→ **RECORDS TO PROCESS**
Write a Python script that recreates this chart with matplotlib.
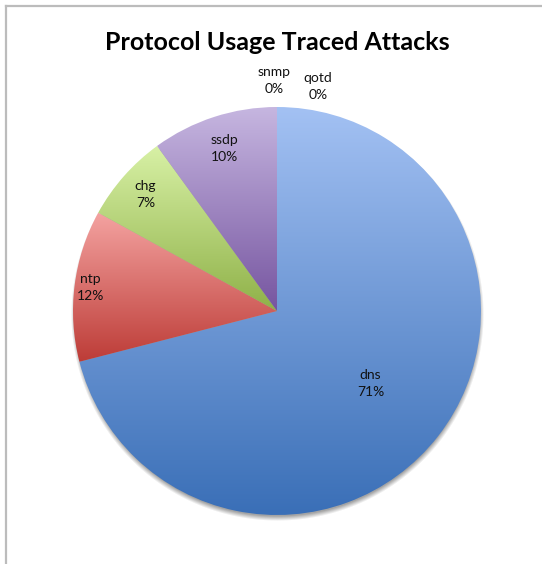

...

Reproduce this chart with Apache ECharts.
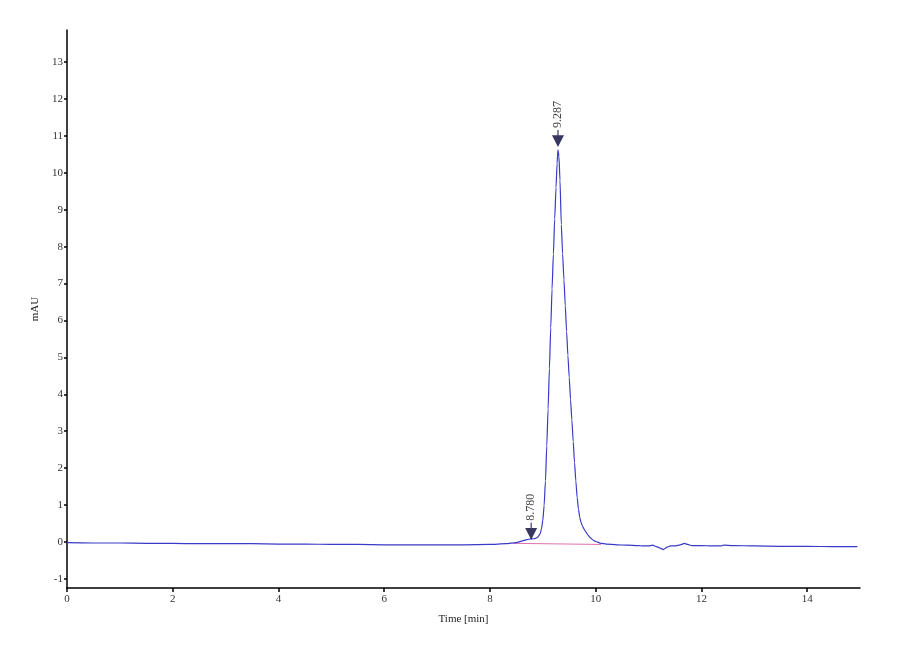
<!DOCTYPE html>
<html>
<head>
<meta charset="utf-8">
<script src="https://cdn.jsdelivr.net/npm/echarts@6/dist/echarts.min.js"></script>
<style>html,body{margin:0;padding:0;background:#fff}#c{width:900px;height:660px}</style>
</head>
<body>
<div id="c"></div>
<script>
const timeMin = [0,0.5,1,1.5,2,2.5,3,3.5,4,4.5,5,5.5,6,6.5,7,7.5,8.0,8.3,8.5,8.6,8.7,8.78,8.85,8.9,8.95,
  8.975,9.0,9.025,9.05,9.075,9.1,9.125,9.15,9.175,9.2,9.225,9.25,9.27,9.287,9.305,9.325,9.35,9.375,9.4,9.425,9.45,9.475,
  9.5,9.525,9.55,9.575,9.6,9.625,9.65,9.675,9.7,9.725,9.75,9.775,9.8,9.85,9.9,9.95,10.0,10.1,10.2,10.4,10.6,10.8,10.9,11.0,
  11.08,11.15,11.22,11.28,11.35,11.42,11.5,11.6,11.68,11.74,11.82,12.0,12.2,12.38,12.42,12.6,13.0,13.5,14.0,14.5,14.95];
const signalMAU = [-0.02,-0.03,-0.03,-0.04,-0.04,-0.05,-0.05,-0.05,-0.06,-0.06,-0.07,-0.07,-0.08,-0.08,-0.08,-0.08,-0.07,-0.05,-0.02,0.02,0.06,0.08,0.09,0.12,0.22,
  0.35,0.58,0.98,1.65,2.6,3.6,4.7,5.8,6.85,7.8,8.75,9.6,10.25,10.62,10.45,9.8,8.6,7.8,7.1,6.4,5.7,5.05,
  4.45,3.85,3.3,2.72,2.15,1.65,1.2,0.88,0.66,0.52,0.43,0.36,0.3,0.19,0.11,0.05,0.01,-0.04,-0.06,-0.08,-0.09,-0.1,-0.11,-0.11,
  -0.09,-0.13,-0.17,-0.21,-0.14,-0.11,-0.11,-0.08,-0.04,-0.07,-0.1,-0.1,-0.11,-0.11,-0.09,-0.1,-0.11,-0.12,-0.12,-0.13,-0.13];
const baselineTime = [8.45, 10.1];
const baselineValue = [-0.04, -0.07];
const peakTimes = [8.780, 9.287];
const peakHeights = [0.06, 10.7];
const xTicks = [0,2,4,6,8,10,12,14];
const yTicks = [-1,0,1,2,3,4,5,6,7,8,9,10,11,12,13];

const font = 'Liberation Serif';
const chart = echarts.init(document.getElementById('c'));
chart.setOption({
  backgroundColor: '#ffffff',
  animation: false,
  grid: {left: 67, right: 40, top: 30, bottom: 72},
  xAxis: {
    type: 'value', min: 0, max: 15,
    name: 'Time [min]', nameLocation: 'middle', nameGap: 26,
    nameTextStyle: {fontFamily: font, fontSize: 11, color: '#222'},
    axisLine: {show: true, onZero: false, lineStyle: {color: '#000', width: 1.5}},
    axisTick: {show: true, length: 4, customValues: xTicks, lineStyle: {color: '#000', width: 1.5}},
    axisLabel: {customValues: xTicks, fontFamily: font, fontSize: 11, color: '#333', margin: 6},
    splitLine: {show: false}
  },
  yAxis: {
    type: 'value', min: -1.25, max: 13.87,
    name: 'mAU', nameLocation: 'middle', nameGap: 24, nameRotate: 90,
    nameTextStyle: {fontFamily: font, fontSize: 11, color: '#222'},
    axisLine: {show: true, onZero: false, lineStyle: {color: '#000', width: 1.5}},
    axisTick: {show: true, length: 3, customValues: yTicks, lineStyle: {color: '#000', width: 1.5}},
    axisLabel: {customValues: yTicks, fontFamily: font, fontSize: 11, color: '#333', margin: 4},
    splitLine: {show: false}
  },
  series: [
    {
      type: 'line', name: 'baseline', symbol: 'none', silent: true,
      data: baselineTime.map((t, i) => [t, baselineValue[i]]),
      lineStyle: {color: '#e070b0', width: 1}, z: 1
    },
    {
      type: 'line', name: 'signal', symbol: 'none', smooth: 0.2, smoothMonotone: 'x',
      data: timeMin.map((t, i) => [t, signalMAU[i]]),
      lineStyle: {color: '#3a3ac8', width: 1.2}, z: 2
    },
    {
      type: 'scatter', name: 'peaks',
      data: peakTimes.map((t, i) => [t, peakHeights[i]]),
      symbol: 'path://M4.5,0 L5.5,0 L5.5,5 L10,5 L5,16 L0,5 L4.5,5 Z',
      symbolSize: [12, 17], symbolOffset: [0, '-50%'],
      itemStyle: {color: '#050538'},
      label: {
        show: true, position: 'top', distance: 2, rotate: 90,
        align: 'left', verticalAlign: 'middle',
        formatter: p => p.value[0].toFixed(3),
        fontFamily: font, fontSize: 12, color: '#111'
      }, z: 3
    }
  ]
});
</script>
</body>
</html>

* * *

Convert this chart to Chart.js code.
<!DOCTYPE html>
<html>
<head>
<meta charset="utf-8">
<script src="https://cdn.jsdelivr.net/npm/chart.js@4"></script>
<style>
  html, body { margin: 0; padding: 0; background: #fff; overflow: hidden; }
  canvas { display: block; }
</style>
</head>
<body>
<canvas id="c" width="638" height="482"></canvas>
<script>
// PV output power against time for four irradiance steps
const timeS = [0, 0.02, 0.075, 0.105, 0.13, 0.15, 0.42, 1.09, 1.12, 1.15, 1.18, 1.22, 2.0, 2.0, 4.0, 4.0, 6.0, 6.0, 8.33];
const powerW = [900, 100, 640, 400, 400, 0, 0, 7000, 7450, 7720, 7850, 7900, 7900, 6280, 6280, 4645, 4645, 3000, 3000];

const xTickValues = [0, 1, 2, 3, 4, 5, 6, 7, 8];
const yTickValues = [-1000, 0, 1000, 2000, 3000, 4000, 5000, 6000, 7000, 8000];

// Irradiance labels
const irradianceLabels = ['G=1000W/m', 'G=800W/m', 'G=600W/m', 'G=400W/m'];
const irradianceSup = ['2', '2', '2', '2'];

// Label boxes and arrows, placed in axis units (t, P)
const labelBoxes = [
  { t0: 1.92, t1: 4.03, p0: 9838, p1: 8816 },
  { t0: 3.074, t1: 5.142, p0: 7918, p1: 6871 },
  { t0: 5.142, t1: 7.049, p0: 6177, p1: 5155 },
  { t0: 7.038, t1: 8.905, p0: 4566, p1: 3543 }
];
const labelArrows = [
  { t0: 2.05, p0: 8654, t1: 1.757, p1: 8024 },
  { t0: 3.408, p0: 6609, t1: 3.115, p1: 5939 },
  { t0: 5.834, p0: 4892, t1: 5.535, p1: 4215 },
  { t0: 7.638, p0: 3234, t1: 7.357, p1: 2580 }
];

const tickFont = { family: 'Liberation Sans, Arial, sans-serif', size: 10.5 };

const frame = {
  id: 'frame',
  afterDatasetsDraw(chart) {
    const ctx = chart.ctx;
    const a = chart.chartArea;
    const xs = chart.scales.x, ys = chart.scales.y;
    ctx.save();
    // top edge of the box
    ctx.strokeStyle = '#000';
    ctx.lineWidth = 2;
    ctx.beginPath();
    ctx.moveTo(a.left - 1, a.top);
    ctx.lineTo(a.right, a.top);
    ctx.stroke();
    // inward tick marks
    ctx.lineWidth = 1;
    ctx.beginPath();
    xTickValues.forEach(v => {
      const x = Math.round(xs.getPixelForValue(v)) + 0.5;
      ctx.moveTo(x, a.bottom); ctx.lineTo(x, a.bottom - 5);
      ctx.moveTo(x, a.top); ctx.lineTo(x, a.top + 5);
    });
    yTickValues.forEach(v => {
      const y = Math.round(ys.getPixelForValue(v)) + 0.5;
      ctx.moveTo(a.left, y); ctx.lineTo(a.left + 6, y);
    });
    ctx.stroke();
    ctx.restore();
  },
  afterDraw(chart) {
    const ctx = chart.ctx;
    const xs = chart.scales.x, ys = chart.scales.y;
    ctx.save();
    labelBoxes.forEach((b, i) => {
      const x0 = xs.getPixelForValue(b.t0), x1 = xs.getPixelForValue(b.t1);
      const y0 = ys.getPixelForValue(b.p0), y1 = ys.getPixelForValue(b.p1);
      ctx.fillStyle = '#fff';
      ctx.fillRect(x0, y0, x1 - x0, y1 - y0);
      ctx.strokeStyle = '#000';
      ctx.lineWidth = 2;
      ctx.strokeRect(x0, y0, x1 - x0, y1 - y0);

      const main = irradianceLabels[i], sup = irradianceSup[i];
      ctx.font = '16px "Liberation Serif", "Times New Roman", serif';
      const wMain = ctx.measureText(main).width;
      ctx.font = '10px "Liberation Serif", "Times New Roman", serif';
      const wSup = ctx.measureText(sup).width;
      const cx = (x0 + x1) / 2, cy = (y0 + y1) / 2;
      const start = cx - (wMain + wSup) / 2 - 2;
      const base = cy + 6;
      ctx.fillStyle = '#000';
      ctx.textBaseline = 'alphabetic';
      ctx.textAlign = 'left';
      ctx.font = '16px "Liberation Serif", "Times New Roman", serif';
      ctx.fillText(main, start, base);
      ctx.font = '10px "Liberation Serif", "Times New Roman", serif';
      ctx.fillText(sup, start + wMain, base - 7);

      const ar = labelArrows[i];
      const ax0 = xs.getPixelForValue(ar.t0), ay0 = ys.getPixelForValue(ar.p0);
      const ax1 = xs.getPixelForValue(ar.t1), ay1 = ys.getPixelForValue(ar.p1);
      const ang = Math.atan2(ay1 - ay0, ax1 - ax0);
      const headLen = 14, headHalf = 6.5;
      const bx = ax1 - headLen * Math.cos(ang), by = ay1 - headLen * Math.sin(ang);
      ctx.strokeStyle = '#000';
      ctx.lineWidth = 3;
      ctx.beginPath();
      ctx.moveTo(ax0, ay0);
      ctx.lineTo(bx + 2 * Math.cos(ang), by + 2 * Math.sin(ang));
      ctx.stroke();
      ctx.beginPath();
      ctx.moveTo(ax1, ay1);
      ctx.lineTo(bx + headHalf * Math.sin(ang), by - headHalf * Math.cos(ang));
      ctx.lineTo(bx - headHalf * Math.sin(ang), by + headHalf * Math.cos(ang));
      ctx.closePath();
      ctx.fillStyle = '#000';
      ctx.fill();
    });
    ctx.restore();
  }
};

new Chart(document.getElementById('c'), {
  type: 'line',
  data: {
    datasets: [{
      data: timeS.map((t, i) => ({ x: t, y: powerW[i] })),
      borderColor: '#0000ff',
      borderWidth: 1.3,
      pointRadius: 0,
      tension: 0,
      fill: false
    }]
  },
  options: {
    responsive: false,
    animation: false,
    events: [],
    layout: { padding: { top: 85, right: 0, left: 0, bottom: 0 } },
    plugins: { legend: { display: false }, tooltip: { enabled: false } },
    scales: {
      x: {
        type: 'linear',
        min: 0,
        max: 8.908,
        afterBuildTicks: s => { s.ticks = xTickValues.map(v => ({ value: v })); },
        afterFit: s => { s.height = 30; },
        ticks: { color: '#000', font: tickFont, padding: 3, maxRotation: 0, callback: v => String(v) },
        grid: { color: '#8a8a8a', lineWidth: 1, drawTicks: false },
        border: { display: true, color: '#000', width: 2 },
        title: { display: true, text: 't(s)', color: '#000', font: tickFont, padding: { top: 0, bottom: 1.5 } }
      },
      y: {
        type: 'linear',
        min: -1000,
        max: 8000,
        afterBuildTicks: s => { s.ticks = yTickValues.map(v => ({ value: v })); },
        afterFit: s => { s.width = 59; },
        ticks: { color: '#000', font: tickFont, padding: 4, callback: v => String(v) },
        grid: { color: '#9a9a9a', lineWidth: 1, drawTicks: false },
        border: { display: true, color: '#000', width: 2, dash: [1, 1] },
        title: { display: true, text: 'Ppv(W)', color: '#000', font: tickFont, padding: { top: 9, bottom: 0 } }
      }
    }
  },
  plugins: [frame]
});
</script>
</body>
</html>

→ **WORK REQUIRED**
Your task is to repeat the lines from the one containing "Convert this chart to Chart.js code." to the one containing "const irradianceSup = ['2', '2', '2', '2'];", both lines included. Leave out every other line.

→ **SOLUTION**
Convert this chart to Chart.js code.
<!DOCTYPE html>
<html>
<head>
<meta charset="utf-8">
<script src="https://cdn.jsdelivr.net/npm/chart.js@4"></script>
<style>
  html, body { margin: 0; padding: 0; background: #fff; overflow: hidden; }
  canvas { display: block; }
</style>
</head>
<body>
<canvas id="c" width="638" height="482"></canvas>
<script>
// PV output power against time for four irradiance steps
const timeS = [0, 0.02, 0.075, 0.105, 0.13, 0.15, 0.42, 1.09, 1.12, 1.15, 1.18, 1.22, 2.0, 2.0, 4.0, 4.0, 6.0, 6.0, 8.33];
const powerW = [900, 100, 640, 400, 400, 0, 0, 7000, 7450, 7720, 7850, 7900, 7900, 6280, 6280, 4645, 4645, 3000, 3000];

const xTickValues = [0, 1, 2, 3, 4, 5, 6, 7, 8];
const yTickValues = [-1000, 0, 1000, 2000, 3000, 4000, 5000, 6000, 7000, 8000];

// Irradiance labels
const irradianceLabels = ['G=1000W/m', 'G=800W/m', 'G=600W/m', 'G=400W/m'];
const irradianceSup = ['2', '2', '2', '2'];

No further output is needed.